Anyway, let's take the tutorial slowly.
- "A grammar is a set of rules." Check.
- "non-terminal symbols [...] and terminal symbols" I should write a method to distinguish terminal and non-terminal symbols according to the... somewhat questionable way I'm representing symbols.
- Earley items... There are some obvious convenience methods to add to what I have.
- State sets... I'm going to need to think carefully about what actions to take on state sets, because I want to make sure I can work with them semi-efficiently. So, I've got "a container of Item objects", and it may be the case that a set would be better than a list, so I'll make that change. All right, initialization is done, I think. I have no idea how it relates to the corresponding-ish code in Spark, but whatever.
Okay, I think I've written what I need for the outer loop, and some helpful stuff for the inner loop. Let's compare the effects of prediction, scanning, and completion.
- Scanning adds an advanced item to the next set (If a rule's next symbol is terminal)
- Prediction adds a new item to the current set (If a rule's next symbol is non-terminal)
- Completion adds an advanced item to the current set (If a rule is completed, and therefore has no next symbol)
Thinking about how these relate, prediction is the only process which adds a new starting index.
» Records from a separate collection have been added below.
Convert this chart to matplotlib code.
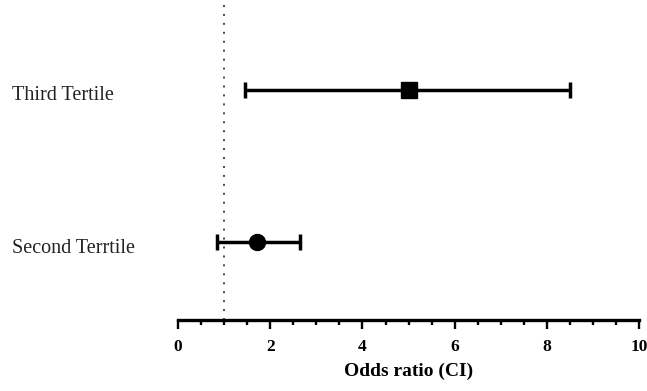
import matplotlib.pyplot as plt
import matplotlib.transforms as mtransforms
from matplotlib.ticker import MultipleLocator

groups = ["Second Terrtile", "Third Tertile"]
odds = [1.72, 5.0]
ci_low = [0.85, 1.45]
ci_high = [2.65, 8.5]
markers = ["o", "s"]
xticks = [0, 2, 4, 6, 8, 10]

fig = plt.figure(figsize=(6.47, 3.91), dpi=100)
ax = fig.add_axes([0.275, 0.182, 0.713, 0.818])

ypos = [1, 2]
for y, o, lo, hi, m in zip(ypos, odds, ci_low, ci_high, markers):
    ax.errorbar([o], [y], xerr=[[o - lo], [hi - o]], fmt=m, color="black",
                ms=11.5, ecolor="black", elinewidth=2.5, capsize=5.5,
                capthick=2.5, zorder=3)

# reference line at OR = 1
ax.axvline(1, color="#444444", lw=1.4, dashes=(1, 3.6), zorder=1)

ax.set_xlim(0, 10)
ax.set_ylim(0.49, 2.59)
ax.set_xticks(xticks)
ax.xaxis.set_minor_locator(MultipleLocator(0.5))
ax.set_yticks([])
for s in ["left", "right", "top"]:
    ax.spines[s].set_visible(False)
ax.spines["bottom"].set_linewidth(2.4)
ax.spines["bottom"].set_capstyle("projecting")
ax.tick_params(axis="x", which="major", length=6.5, width=1.7, pad=7)
ax.tick_params(axis="x", which="minor", length=3.8, width=1.7)
for lab in ax.get_xticklabels():
    lab.set_fontfamily("Liberation Serif")
    lab.set_fontweight("bold")
    lab.set_fontsize(12.5)

ax.set_xlabel("Odds ratio (CI)", fontfamily="Liberation Serif",
              fontweight="bold", fontsize=14, labelpad=6)

trans = mtransforms.blended_transform_factory(fig.transFigure, ax.transData)
for y, g in zip(ypos, groups):
    ax.text(0.018, y - 0.04, g, transform=trans, ha="left", va="center",
            fontfamily="Liberation Serif", fontsize=14.5, color="#222222")

fig.savefig("out.png", dpi=100)
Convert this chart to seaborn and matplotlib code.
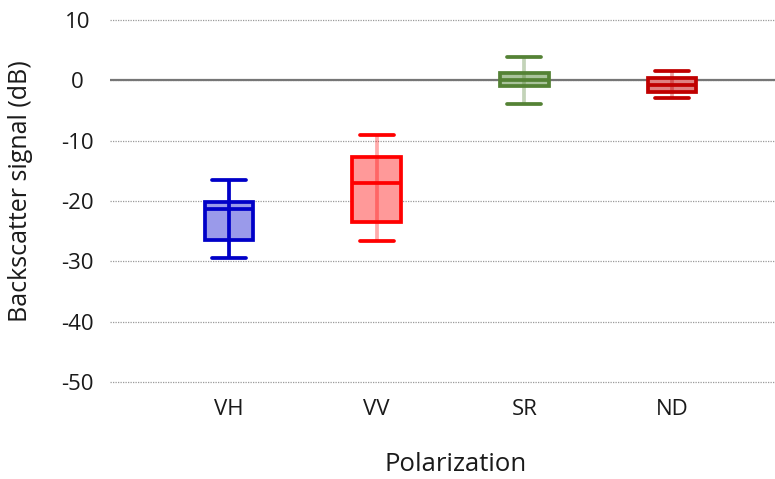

I'm not sure if that is relevant to anything.
My big concern with these is, according to the open letter I linked yesterday, the different types of operation can be strictly sequenced, but I don't understand how that's possible. Let's set aside scans, since those have much easier behavior: you can just iterate through one set, and perform all scans, into the next set.
So, doing completions and then predictions works if we know that prediction will never add a completed set. If we allow empty rules, then it currently appears to me that the easiest way to guarantee that prediction doesn't add completed rules would be to essentially run any possible completions "in-line" as part of prediction.
It's getting late, so I'm going to take "I thought about this and wrote some helper functions" as a win, and get ready for bed.